Living Like a King: Re-Contextualizing Hellenistic Palatial DÉcor in the House of the Faun at Pompeii

Alexis M. Christensen

Florida State University

The aim of this paper is to place the House of the Faun (VI.12.2-5) at Pompeii within the larger context of elite palatial architecture of the second century BCE Mediterranean, through an examination of its mosaic floor decorations within their architectural setting, in order to establish both the nature and the extent of cultural influence from eastern Hellenistic kingdoms on the domestic constructs of the contemporary "consuetudo italica."

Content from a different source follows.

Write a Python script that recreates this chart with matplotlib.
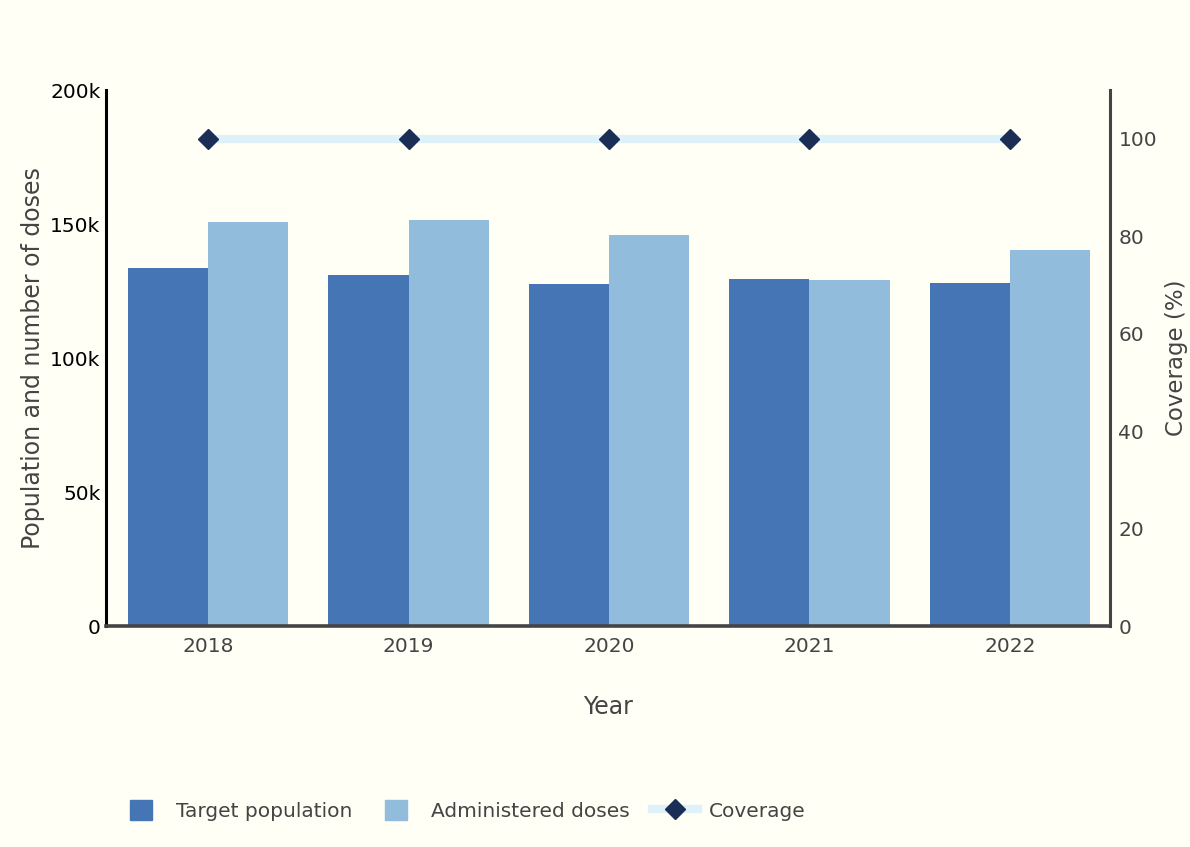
import matplotlib.pyplot as plt
import numpy as np
from matplotlib.legend_handler import HandlerLine2D
from matplotlib.lines import Line2D
from matplotlib.patches import Patch

years = ["2018", "2019", "2020", "2021", "2022"]
target_population = [133600, 131000, 127600, 129500, 128000]
administered_doses = [150700, 151500, 145900, 129100, 140300]
coverage = [100, 100, 100, 100, 100]

BG = "#fffff6"
C_TARGET = "#4575b4"
C_DOSES = "#91bcdc"
C_LINE = "#def1f9"
C_MARK = "#1b2f56"
GREY = "#444444"


class WideLineHandler(HandlerLine2D):
    """Draws the line handle wider than the square patch handles."""

    def create_artists(self, legend, orig_handle, xdescent, ydescent,
                       width, height, fontsize, trans):
        extra_l = 0.45 * width
        extra_r = 0.6 * width
        return super().create_artists(legend, orig_handle, xdescent + extra_l,
                                      ydescent, width + extra_l + extra_r,
                                      height, fontsize, trans)


plt.rcParams["font.family"] = ["DejaVu Sans"]

fig = plt.figure(figsize=(11.9, 8.47), dpi=100, facecolor=BG)
ax = fig.add_axes([0.0891, 0.2609, 0.8437, 0.6328])
ax.set_facecolor(BG)

x = np.arange(len(years))
w = 0.4
ax.bar(x - w / 2, target_population, width=w, color=C_TARGET, zorder=2)
ax.bar(x + w / 2, administered_doses, width=w, color=C_DOSES, zorder=2)

ax.set_xlim(-0.51, 4.5)
ax.set_ylim(0, 200000)
ax.set_yticks([0, 50000, 100000, 150000, 200000])
ax.set_yticklabels(["0", "50k", "100k", "150k", "200k"])
ax.set_xticks(x)
ax.set_xticklabels(years)
ax.tick_params(axis="y", length=0, pad=4, labelsize=14.5, labelcolor="black")
ax.tick_params(axis="x", length=0, pad=8, labelsize=14.5, labelcolor=GREY)

for side in ["top", "right"]:
    ax.spines[side].set_visible(False)
ax.spines["left"].set_color("black")
ax.spines["left"].set_linewidth(2.2)
ax.spines["bottom"].set_color(GREY)
ax.spines["bottom"].set_linewidth(2.6)
ax.spines["bottom"].set_zorder(5)

ax.set_xlabel("Year", fontsize=17, color=GREY, labelpad=28)
ax.set_ylabel("Population and number of doses", fontsize=17, color=GREY, labelpad=4)

# coverage on a secondary axis
ax2 = ax.twinx()
ax2.plot(x, coverage, color=C_LINE, linewidth=6, solid_capstyle="butt", zorder=3)
ax2.plot(x, coverage, linestyle="none", marker="D", markersize=10, color=C_MARK, zorder=4)
ax2.set_ylim(0, 110)
ax2.set_yticks([0, 20, 40, 60, 80, 100])
ax2.tick_params(axis="y", length=0, pad=6, labelsize=14.5, labelcolor=GREY)
for side in ["top", "left", "bottom"]:
    ax2.spines[side].set_visible(False)
ax2.spines["right"].set_color(GREY)
ax2.spines["right"].set_linewidth(2.2)
ax2.set_ylabel("Coverage (%)", fontsize=16.5, color=GREY, labelpad=6)

cov_handle = Line2D([0], [0], color=C_LINE, linewidth=6, marker="D", markersize=10,
                    markerfacecolor=C_MARK, markeredgecolor=C_MARK)
handles = [Patch(color=C_TARGET), Patch(color=C_DOSES), cov_handle]
fig.legend(handles, ["Target population", "Administered doses", "Coverage"],
           loc="center left", bbox_to_anchor=(0.094, 0.043), ncol=3, frameon=False,
           fontsize=14.5, labelcolor=GREY, handlelength=1.1, handleheight=1.1,
           columnspacing=1.6, handletextpad=1.2,
           handler_map={cov_handle: WideLineHandler()})

fig.savefig("out.png", dpi=100, facecolor=BG)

The second century BCE was a cultural watershed in which Italic traditions were irrevocably transformed by the burgeoning influx of eastern Hellenistic koine into Italic centers due to Roman conquest and acquisition of Hellenistic kingdoms and to the expansion of trade routes across the Mediterranean facilitated by Italic populations.  This transformation is well illustrated by contemporary houses at Pompeii which exhibit new, Hellenistic features such as peristyles and floor mosaics that are representative of Hellenistic palaces.  The addition of new, elaborately decorated spaces, centered on the peristyle, provided new opportunities for social interactions within the household and with visitors and created a new social focal point within a house.  Although peristyle suites tend to be located deep within houses, the patterns of mosaic and pavement use suggest that both inhabitants and visitors would have been directed into these spaces, passing through the more traditional atrium suite.  This combination of factors indicates that in Hellenistic Pompeii, and perhaps throughout Italy, there was a desire for, or perhaps a need for additional "public" space in private houses, implying that there were additional occasions for social interaction in domestic contexts.

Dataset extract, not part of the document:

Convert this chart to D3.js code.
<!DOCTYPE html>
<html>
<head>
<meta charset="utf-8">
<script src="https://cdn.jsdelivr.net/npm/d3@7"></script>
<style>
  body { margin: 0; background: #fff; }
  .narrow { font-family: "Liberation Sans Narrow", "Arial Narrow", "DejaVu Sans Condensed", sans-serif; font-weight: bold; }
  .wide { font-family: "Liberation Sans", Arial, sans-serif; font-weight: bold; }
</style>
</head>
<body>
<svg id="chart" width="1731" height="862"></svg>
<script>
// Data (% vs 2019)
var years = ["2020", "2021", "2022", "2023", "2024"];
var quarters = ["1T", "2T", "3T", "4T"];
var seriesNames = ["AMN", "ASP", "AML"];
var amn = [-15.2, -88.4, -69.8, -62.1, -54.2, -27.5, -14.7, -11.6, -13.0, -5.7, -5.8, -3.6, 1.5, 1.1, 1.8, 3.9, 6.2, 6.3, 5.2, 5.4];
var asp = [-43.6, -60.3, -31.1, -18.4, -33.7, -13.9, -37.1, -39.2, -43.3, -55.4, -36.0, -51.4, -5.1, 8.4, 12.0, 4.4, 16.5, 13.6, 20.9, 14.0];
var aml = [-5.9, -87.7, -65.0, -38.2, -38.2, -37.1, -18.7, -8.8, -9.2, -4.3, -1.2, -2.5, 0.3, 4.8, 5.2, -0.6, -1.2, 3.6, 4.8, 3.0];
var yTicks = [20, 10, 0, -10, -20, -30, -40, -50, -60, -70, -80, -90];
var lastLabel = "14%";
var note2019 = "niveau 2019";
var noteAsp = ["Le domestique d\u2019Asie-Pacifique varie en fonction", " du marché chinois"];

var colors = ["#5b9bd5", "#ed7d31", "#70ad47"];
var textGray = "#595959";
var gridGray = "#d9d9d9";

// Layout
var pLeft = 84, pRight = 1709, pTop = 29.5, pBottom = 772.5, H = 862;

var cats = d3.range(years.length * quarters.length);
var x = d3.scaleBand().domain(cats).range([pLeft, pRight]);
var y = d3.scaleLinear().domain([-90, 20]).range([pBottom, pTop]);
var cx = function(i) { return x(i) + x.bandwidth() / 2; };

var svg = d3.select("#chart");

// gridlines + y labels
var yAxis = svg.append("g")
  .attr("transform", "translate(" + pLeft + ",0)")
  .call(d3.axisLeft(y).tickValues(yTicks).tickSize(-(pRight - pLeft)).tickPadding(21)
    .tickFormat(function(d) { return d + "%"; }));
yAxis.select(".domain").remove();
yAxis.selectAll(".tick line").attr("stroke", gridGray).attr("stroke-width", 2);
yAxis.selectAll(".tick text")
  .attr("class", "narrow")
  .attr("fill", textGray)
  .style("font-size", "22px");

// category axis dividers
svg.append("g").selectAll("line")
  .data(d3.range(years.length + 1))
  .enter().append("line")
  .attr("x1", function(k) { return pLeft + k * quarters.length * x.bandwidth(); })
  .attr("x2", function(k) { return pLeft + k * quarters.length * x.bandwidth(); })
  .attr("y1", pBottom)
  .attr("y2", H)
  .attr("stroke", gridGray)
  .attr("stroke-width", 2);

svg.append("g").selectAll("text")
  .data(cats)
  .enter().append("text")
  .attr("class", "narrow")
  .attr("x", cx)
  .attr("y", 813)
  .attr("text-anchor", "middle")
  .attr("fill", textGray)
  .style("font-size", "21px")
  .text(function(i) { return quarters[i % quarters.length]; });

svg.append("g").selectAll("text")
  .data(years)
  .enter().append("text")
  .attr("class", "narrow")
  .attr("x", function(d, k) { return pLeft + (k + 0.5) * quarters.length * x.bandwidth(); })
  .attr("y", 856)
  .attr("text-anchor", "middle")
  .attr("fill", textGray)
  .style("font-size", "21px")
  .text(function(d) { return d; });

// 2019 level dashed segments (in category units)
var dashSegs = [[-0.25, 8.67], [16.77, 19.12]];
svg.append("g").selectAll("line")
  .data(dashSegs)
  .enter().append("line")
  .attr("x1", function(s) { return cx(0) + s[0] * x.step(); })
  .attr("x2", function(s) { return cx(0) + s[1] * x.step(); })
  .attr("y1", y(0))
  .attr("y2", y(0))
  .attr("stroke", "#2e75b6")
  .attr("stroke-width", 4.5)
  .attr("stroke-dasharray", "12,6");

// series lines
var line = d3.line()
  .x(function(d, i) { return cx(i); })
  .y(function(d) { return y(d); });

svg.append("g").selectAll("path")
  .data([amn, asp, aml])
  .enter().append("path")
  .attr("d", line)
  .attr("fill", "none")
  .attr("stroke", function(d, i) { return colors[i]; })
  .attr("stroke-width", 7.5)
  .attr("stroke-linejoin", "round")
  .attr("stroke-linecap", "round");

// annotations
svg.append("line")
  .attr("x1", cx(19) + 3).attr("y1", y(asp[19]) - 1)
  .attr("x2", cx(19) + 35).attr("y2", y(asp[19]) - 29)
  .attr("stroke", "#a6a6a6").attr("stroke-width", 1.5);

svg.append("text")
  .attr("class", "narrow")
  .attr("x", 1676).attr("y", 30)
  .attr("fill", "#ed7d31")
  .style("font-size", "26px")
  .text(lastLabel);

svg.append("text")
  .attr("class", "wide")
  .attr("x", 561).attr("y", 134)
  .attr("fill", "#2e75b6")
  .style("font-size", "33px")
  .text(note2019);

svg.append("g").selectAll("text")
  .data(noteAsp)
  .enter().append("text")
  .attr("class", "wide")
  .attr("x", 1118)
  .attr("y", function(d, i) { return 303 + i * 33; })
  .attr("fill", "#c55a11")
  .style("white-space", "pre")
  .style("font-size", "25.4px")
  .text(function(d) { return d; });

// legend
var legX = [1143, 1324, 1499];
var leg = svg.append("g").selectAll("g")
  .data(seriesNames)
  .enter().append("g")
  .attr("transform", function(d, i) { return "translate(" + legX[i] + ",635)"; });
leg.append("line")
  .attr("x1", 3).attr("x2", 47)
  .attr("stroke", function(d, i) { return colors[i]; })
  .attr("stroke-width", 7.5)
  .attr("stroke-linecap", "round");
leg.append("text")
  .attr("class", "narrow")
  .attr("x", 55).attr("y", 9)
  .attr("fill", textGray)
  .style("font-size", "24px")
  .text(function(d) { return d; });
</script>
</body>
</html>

Using the House of the Faun as a test case, I will argue that the introduction of both peristyles and mosaics into Pompeian houses was a conscious imitation of palatial architecture.  Furthermore, the combined adoption of these architectural and decorative features was not purely aesthetic or ergonomic – they were not simply new environments for traditional activities – but rather it was the correlate of borrowed, Hellenistic social constructs as well.